With a new, less experienced quarterback, he added, “the mindset has to be ‘We need to take some of the things Kirk did off whoever’s plate that is.’ We can point out things in the run game as offensive linemen that maybe Kirk had the responsibility for last year, so I think there’s ways we can help. And obviously we still have crazy playmakers [led by wide receiver Justin Jefferson].”
Reeder is entering his sixth NFL season, having played 83 games and started 31 with the Rams from 2019-21 and last year and the Chargers in 2022. He won a Super Bowl with the Rams after the 2021 season.

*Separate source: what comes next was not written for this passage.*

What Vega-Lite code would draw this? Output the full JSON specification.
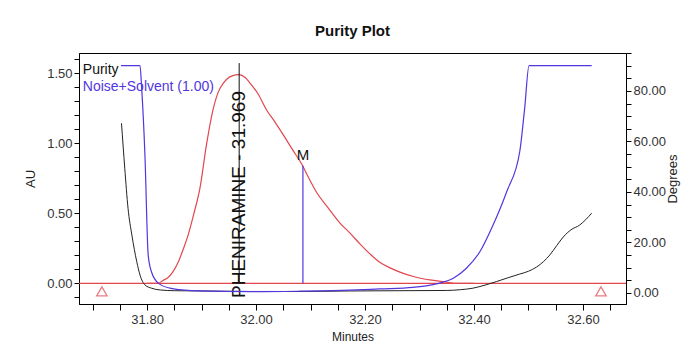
{
  "$schema": "https://vega.github.io/schema/vega-lite/v6.json",
  "width": 547,
  "height": 251,
  "autosize": {"type": "none"},
  "padding": {"left": 79, "top": 53, "right": 56, "bottom": 54},
  "background": "white",
  "config": {
    "view": {"stroke": "#000", "strokeWidth": 1},
    "font": "Liberation Sans",
    "axis": {
      "domainColor": "#000",
      "tickColor": "#000",
      "labelColor": "#333",
      "titleColor": "#222",
      "grid": false,
      "labelFont": "Liberation Sans",
      "labelFontSize": 13,
      "tickSize": 5,
      "tickCount": 60,
      "titleFontWeight": "normal",
      "labelFlush": false,
      "labelOverlap": false
    }
  },
  "title": {
    "text": "Purity Plot",
    "fontSize": 15,
    "font": "Liberation Sans",
    "fontWeight": "bold",
    "color": "#111",
    "offset": 8,
    "anchor": "middle"
  },
  "datasets": {
    "red": [
      {"t": 31.80, "au": 0.0},
      {"t": 31.820, "au": 0.0},
      {"t": 31.829, "au": 0.02},
      {"t": 31.838, "au": 0.04},
      {"t": 31.847, "au": 0.08},
      {"t": 31.857, "au": 0.15},
      {"t": 31.866, "au": 0.24},
      {"t": 31.875, "au": 0.34},
      {"t": 31.886, "au": 0.50},
      {"t": 31.897, "au": 0.68},
      {"t": 31.909, "au": 0.99},
      {"t": 31.921, "au": 1.24},
      {"t": 31.930, "au": 1.36},
      {"t": 31.940, "au": 1.43},
      {"t": 31.955, "au": 1.48},
      {"t": 31.969, "au": 1.49},
      {"t": 31.980, "au": 1.47},
      {"t": 31.989, "au": 1.43},
      {"t": 32.004, "au": 1.35},
      {"t": 32.019, "au": 1.24},
      {"t": 32.035, "au": 1.15},
      {"t": 32.050, "au": 1.06},
      {"t": 32.066, "au": 0.96},
      {"t": 32.084, "au": 0.85},
      {"t": 32.097, "au": 0.75},
      {"t": 32.111, "au": 0.65},
      {"t": 32.132, "au": 0.54},
      {"t": 32.154, "au": 0.43},
      {"t": 32.172, "au": 0.36},
      {"t": 32.191, "au": 0.28},
      {"t": 32.209, "au": 0.21},
      {"t": 32.227, "au": 0.15},
      {"t": 32.246, "au": 0.11},
      {"t": 32.264, "au": 0.08},
      {"t": 32.292, "au": 0.045},
      {"t": 32.319, "au": 0.024},
      {"t": 32.347, "au": 0.01},
      {"t": 32.365, "au": 0.0},
      {"t": 32.40, "au": 0.0}
    ],
    "baseline": [
      {"au": 0}
    ],
    "purity": [
      {"t": 31.753, "deg": 67.2},
      {"t": 31.759, "deg": 49.4},
      {"t": 31.765, "deg": 33.5},
      {"t": 31.772, "deg": 23.0},
      {"t": 31.781, "deg": 12.4},
      {"t": 31.787, "deg": 7.1},
      {"t": 31.796, "deg": 3.2},
      {"t": 31.808, "deg": 1.9},
      {"t": 31.824, "deg": 1.2},
      {"t": 31.850, "deg": 0.9},
      {"t": 31.897, "deg": 0.8},
      {"t": 31.989, "deg": 0.6},
      {"t": 32.080, "deg": 0.6},
      {"t": 32.172, "deg": 0.8},
      {"t": 32.264, "deg": 0.9},
      {"t": 32.350, "deg": 1.0},
      {"t": 32.375, "deg": 1.3},
      {"t": 32.398, "deg": 1.9},
      {"t": 32.420, "deg": 3.1},
      {"t": 32.441, "deg": 4.5},
      {"t": 32.462, "deg": 6.0},
      {"t": 32.484, "deg": 7.5},
      {"t": 32.500, "deg": 8.6},
      {"t": 32.515, "deg": 10.3},
      {"t": 32.528, "deg": 12.5},
      {"t": 32.539, "deg": 15.0},
      {"t": 32.552, "deg": 18.8},
      {"t": 32.564, "deg": 22.2},
      {"t": 32.578, "deg": 25.0},
      {"t": 32.594, "deg": 26.9},
      {"t": 32.605, "deg": 29.0},
      {"t": 32.616, "deg": 31.6}
    ],
    "noise": [
      {"t": 31.752, "deg": 90},
      {"t": 31.787, "deg": 90},
      {"t": 31.790, "deg": 81.2},
      {"t": 31.796, "deg": 54.7},
      {"t": 31.802, "deg": 15.0},
      {"t": 31.808, "deg": 8.4},
      {"t": 31.821, "deg": 3.8},
      {"t": 31.842, "deg": 1.9},
      {"t": 31.870, "deg": 1.1},
      {"t": 31.897, "deg": 0.8},
      {"t": 31.989, "deg": 0.5},
      {"t": 32.080, "deg": 0.7},
      {"t": 32.172, "deg": 1.1},
      {"t": 32.227, "deg": 1.6},
      {"t": 32.288, "deg": 2.2},
      {"t": 32.331, "deg": 3.6},
      {"t": 32.362, "deg": 5.8},
      {"t": 32.386, "deg": 9.8},
      {"t": 32.411, "deg": 16.4},
      {"t": 32.435, "deg": 26.9},
      {"t": 32.460, "deg": 40.1},
      {"t": 32.484, "deg": 56.0},
      {"t": 32.493, "deg": 73.1},
      {"t": 32.501, "deg": 90},
      {"t": 32.616, "deg": 90}
    ],
    "triangles": [
      {"t": 31.717, "au": -0.058},
      {"t": 32.633, "au": -0.058}
    ],
    "peak": [
      {"t": 31.969, "au0": 0, "au1": 1.573, "label": "PHENIRAMINE - 31.969", "labau": -0.105}
    ],
    "mline": [
      {"t": 32.086, "au0": 0, "au1": 0.84, "label": "M", "labau": 0.915}
    ],
    "legend": [
      {"t": 31.682, "au": 1.525, "label": "Purity", "series": "Purity"},
      {"t": 31.682, "au": 1.40, "label": "Noise+Solvent (1.00)", "series": "Noise"}
    ]
  },
  "layer": [
    {
      "layer": [
        {
          "data": {"name": "red"},
          "mark": {"type": "line", "color": "#E2464E", "strokeWidth": 1.2, "interpolate": "monotone"},
          "encoding": {
            "x": {
              "field": "t", "type": "quantitative", "title": "Minutes",
              "scale": {"domain": [31.675, 32.679], "nice": false, "zero": false},
              "axis": {
                "values": [31.7, 31.75, 31.8, 31.85, 31.9, 31.95, 32.0, 32.05, 32.1, 32.15, 32.2, 32.25, 32.3, 32.35, 32.4, 32.45, 32.5, 32.55, 32.6, 32.65],
                "tickCount": 60,
                "format": ".2f",
                "labelExpr": "abs(datum.value*5-round(datum.value*5))<0.001 ? datum.label : ''",
                "tickSize": 6,
                "labelPadding": 3,
                "title": "Minutes",
                "titleFontSize": 12,
                "titlePadding": 5
              }
            },
            "y": {
              "field": "au", "type": "quantitative", "title": "AU",
              "scale": {"domain": [-0.148, 1.645], "nice": false, "zero": false},
              "axis": {
                "values": [-0.1, 0, 0.1, 0.2, 0.3, 0.4, 0.5, 0.6, 0.7, 0.8, 0.9, 1, 1.1, 1.2, 1.3, 1.4, 1.5, 1.6],
                "tickCount": 60,
                "format": ".2f",
                "labelExpr": "abs(datum.value*2-round(datum.value*2))<0.001 ? datum.label : ''",
                "tickSize": 5,
                "labelPadding": 2,
                "title": "AU",
                "titleFontSize": 13,
                "titlePadding": 9
              }
            }
          }
        },
        {
          "data": {"name": "baseline"},
          "mark": {"type": "rule", "color": "#E2464E", "strokeWidth": 1.2},
          "encoding": {
            "y": {"field": "au", "type": "quantitative", "title": "AU", "scale": {"domain": [-0.148, 1.645], "nice": false, "zero": false}}
          }
        },
        {
          "data": {"name": "triangles"},
          "mark": {"type": "point", "shape": "triangle-up", "filled": false, "color": "#E2464E", "size": 110, "strokeWidth": 1.3},
          "encoding": {
            "x": {"field": "t", "type": "quantitative", "title": "Minutes", "scale": {"domain": [31.675, 32.679], "nice": false, "zero": false}},
            "y": {"field": "au", "type": "quantitative", "title": "AU", "scale": {"domain": [-0.148, 1.645], "nice": false, "zero": false}}
          }
        },
        {
          "data": {"name": "peak"},
          "mark": {"type": "rule", "color": "#111", "strokeWidth": 1},
          "encoding": {
            "x": {"field": "t", "type": "quantitative", "title": "Minutes", "scale": {"domain": [31.675, 32.679], "nice": false, "zero": false}},
            "y": {"field": "au0", "type": "quantitative", "title": "AU", "scale": {"domain": [-0.148, 1.645], "nice": false, "zero": false}},
            "y2": {"field": "au1"}
          }
        },
        {
          "data": {"name": "mline"},
          "mark": {"type": "rule", "color": "#5236E0", "strokeWidth": 1.2},
          "encoding": {
            "x": {"field": "t", "type": "quantitative", "title": "Minutes", "scale": {"domain": [31.675, 32.679], "nice": false, "zero": false}},
            "y": {"field": "au0", "type": "quantitative", "title": "AU", "scale": {"domain": [-0.148, 1.645], "nice": false, "zero": false}},
            "y2": {"field": "au1"}
          }
        },
        {
          "data": {"name": "peak"},
          "mark": {"type": "text", "angle": 270, "align": "left", "baseline": "middle", "font": "Liberation Sans", "fontSize": 19, "color": "#111"},
          "encoding": {
            "x": {"field": "t", "type": "quantitative", "title": "Minutes", "scale": {"domain": [31.675, 32.679], "nice": false, "zero": false}},
            "y": {"field": "labau", "type": "quantitative", "title": "AU", "scale": {"domain": [-0.148, 1.645], "nice": false, "zero": false}},
            "text": {"field": "label"}
          }
        },
        {
          "data": {"name": "mline"},
          "mark": {"type": "text", "align": "center", "baseline": "middle", "font": "Liberation Sans", "fontSize": 15, "color": "#111"},
          "encoding": {
            "x": {"field": "t", "type": "quantitative", "title": "Minutes", "scale": {"domain": [31.675, 32.679], "nice": false, "zero": false}},
            "y": {"field": "labau", "type": "quantitative", "title": "AU", "scale": {"domain": [-0.148, 1.645], "nice": false, "zero": false}},
            "text": {"field": "label"}
          }
        },
        {
          "data": {"name": "legend"},
          "mark": {"type": "text", "align": "left", "baseline": "middle", "font": "Liberation Sans", "fontSize": 14},
          "encoding": {
            "x": {"field": "t", "type": "quantitative", "title": "Minutes", "scale": {"domain": [31.675, 32.679], "nice": false, "zero": false}},
            "y": {"field": "au", "type": "quantitative", "title": "AU", "scale": {"domain": [-0.148, 1.645], "nice": false, "zero": false}},
            "text": {"field": "label"},
            "color": {"field": "series", "type": "nominal", "scale": {"domain": ["Purity", "Noise"], "range": ["#111111", "#5236E0"]}, "legend": null}
          }
        }
      ]
    },
    {
      "layer": [
        {
          "data": {"name": "purity"},
          "mark": {"type": "line", "color": "#222222", "strokeWidth": 1, "interpolate": "monotone"},
          "encoding": {
            "x": {"field": "t", "type": "quantitative", "title": "Minutes", "scale": {"domain": [31.675, 32.679], "nice": false, "zero": false}},
            "y": {
              "field": "deg", "type": "quantitative", "title": "Degrees",
              "scale": {"domain": [-4.36, 95], "nice": false, "zero": false},
              "axis": {
                "orient": "right",
                "values": [0, 5, 10, 15, 20, 25, 30, 35, 40, 45, 50, 55, 60, 65, 70, 75, 80, 85, 90, 95],
                "tickCount": 60,
                "format": ".2f",
                "labelExpr": "abs(datum.value/20-round(datum.value/20))<0.001 ? datum.label : ''",
                "tickSize": 5,
                "labelPadding": 2,
                "title": "Degrees",
                "titleAngle": 270,
                "titleBaseline": "top",
                "titleFontSize": 13,
                "titlePadding": 1
              }
            }
          }
        },
        {
          "data": {"name": "noise"},
          "mark": {"type": "line", "color": "#5236E0", "strokeWidth": 1.2, "interpolate": "monotone"},
          "encoding": {
            "x": {"field": "t", "type": "quantitative", "title": "Minutes", "scale": {"domain": [31.675, 32.679], "nice": false, "zero": false}},
            "y": {"field": "deg", "type": "quantitative", "title": "Degrees", "scale": {"domain": [-4.36, 95], "nice": false, "zero": false}}
          }
        }
      ]
    }
  ],
  "resolve": {"scale": {"y": "independent"}}
}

“We love doing this thing every year and we’ve had a great turnout,” Reeder said. “I think the kids who are returning year after year are getting better.
“That’s really the goal and hopefully it leads to more kids not only doing this but getting into Titus to train, because it was this aspect of learning the game that pushed us to the next level. And we were doing it from a really young age like these kids.”